Trump today: If Iran does not agree to a deal “There will be bombing and it will be bombing the likes of which they have never seen before” Can he go 1 day without threatening a new war? How many would he like? - Greenland - Panama - Gaza - Mexico - Yemen - Somalia - Gaza - Venezuela Is 8 enough?
— Secular Talk (@kylekulinskishow.bsky.social) March 30, 2025 at 8:36 PM
Trump's threat to attack Iran—which hasn't started a war since the mid-19th century—comes despite U.S. Director of National Intelligence Tulsi Gabbardtestifying before the Senate Select Committee on Intelligence last week that "Iran is not building a nuclear weapon and Supreme Leader Khamanei has not authorized the nuclear weapons program he suspended in 2003."
U.S. intelligence agencies have repeatedly come to the same conclusion since the George W. Bush administration.
However, Gabbard added that "Iran's enriched uranium stockpile is at its highest levels and is unprecedented for a state without nuclear weapons."
That's at least partly due to the unilateral U.S. withdrawal from the landmark Joint Comprehensive Plan of Action (JCPOA)—also known as the Iran nuclear deal—in 2018 during Trump's first administration.
Since Trump abandoned the JCPOA—which was signed in 2015 during the Obama administration by China, France, Germany, Iran, Russia, the United Kingdom, and the United States—Tehran has been operating advanced centrifuges and rapidly stockpiling enriched uranium.
While there were hopes of a renewed deal during the tenure of former U.S. President Joe Biden, no agreement was reached, and Iranians continue to suffer under economic sanctions that critics have said are killing people and crippling the country's economy.

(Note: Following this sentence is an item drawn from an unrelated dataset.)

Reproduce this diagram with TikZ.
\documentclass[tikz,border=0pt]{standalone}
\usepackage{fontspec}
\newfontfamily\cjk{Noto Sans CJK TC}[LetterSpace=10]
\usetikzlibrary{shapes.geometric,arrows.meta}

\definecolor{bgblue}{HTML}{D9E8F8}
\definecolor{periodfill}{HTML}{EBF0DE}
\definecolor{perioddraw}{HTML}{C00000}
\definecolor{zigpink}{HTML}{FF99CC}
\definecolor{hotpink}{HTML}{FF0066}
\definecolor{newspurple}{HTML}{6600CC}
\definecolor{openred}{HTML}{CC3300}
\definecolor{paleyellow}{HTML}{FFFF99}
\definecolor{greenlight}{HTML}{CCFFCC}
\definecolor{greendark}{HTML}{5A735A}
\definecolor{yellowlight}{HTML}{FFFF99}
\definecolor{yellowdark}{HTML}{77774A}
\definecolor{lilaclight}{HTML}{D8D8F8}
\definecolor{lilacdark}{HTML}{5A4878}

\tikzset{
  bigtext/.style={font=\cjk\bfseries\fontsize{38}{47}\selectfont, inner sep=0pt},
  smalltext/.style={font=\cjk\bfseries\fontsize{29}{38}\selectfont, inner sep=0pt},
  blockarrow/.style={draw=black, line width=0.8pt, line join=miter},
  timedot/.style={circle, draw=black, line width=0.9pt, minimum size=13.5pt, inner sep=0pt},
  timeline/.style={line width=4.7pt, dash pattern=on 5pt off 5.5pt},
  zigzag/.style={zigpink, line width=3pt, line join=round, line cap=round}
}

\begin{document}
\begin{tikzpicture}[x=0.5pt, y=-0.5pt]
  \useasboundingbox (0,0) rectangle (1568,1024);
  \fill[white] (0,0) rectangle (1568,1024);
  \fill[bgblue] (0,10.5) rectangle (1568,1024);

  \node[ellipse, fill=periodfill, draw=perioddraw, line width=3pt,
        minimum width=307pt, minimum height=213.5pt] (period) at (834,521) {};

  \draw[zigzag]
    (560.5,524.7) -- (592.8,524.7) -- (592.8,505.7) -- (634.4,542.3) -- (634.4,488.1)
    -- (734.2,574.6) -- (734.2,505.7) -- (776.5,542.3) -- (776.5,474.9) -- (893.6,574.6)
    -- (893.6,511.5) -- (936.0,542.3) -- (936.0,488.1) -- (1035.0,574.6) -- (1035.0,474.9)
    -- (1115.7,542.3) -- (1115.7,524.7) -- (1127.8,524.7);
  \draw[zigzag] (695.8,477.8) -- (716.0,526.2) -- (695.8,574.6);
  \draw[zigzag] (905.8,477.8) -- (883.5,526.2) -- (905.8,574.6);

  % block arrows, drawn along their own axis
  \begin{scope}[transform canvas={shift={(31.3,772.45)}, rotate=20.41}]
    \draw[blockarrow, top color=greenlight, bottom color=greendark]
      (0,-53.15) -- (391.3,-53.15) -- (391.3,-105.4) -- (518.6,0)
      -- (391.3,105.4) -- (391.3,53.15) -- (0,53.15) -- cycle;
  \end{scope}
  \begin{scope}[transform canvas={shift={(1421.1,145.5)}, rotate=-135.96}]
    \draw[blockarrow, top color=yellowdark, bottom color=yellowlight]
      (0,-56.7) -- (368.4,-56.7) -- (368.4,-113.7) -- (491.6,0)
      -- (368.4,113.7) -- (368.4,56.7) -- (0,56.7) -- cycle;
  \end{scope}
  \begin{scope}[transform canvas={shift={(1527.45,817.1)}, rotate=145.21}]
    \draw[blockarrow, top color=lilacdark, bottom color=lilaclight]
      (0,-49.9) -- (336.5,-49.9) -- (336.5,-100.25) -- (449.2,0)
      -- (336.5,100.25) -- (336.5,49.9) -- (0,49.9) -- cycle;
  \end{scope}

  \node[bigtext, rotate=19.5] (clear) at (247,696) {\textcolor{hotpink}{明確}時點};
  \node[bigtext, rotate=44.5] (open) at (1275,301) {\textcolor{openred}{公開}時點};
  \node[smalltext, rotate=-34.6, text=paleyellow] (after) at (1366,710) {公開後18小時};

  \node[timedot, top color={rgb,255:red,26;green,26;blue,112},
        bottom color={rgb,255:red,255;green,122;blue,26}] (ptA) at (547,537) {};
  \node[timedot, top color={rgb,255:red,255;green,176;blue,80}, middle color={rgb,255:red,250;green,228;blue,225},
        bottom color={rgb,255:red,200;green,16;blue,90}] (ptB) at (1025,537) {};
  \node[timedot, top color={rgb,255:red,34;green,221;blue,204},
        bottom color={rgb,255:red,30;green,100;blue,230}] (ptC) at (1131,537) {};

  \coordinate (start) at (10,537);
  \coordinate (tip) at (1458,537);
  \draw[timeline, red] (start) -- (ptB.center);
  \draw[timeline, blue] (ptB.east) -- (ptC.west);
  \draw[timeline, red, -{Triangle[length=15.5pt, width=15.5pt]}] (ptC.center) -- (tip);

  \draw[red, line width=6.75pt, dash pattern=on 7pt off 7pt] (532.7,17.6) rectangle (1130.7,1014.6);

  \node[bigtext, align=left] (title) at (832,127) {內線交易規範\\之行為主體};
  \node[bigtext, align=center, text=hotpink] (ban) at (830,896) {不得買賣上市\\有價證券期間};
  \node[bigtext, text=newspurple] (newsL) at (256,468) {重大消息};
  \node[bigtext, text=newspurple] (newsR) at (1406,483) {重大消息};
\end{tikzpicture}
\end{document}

Earlier this month, Trump sent a letter to Khamenei in which he claims to have said, "I hope you're going to negotiate because if we have to go in militarily, it's going to be a terrible thing."
On Sunday, Iranian President Masoud Pezeshkian left open the possibility of indirect talks but said that the U.S. could not be trusted to keep its word.
"We don't avoid talks; it's the breach of promises that has caused issues for us so far," Pezeshkian said during a televised Cabinet meeting. "They must prove that they can build trust."
This isn't the first time that Trump has threatened Iran. In 2020, during his first term, the president vowed to strike 52 sites across Iran "very fast and very hard" if it retaliated for the U.S. assassination of IRGC commander Gen. Qasem Soleimani in Iraq. Later that year, Trump had another message for Iran: "If you fuck around with us, if you do something bad to us, we are going to do things to you that have never been done before."
On the campaign trail last September, Trump told Iranians he would "blow your largest cities and the country itself to smithereens" if he was reelected and Iran didn't cease what he perceives as threats against the United States.
While the U.S. has never directly attacked Iran, it did help overthrow the country's reformist government in 1953 and supported a repressive monarchy for decades leading up to the Islamic Revolution of 1979. The U.S. backed Iraq during that country's eight-year war against Iran, during which then-Iraqi President Saddam Hussein's forces used chemical weapons against Iranian troops and his own restive Kurdish population. In 1988, a U.S. warship in Iranian waters accidentally shot down Iran Air Flight 655, killing all 290 passengers and crew aboard. Then-President Ronald Reagan blamed the incident on the "barbaric Iranians."
The U.S. has also
supported the People's Mujahedin of Iran (MEK), a State Department-designated terrorist group that had previously assassinated six American officials, and successive U.S. administrations have used international financial institutions to punish Iran, like in 2007 when Bush pressured the World Bank into suspending emergency relief aid after the 2003 Bam earthquake, which killed more than 26,000 Iranians.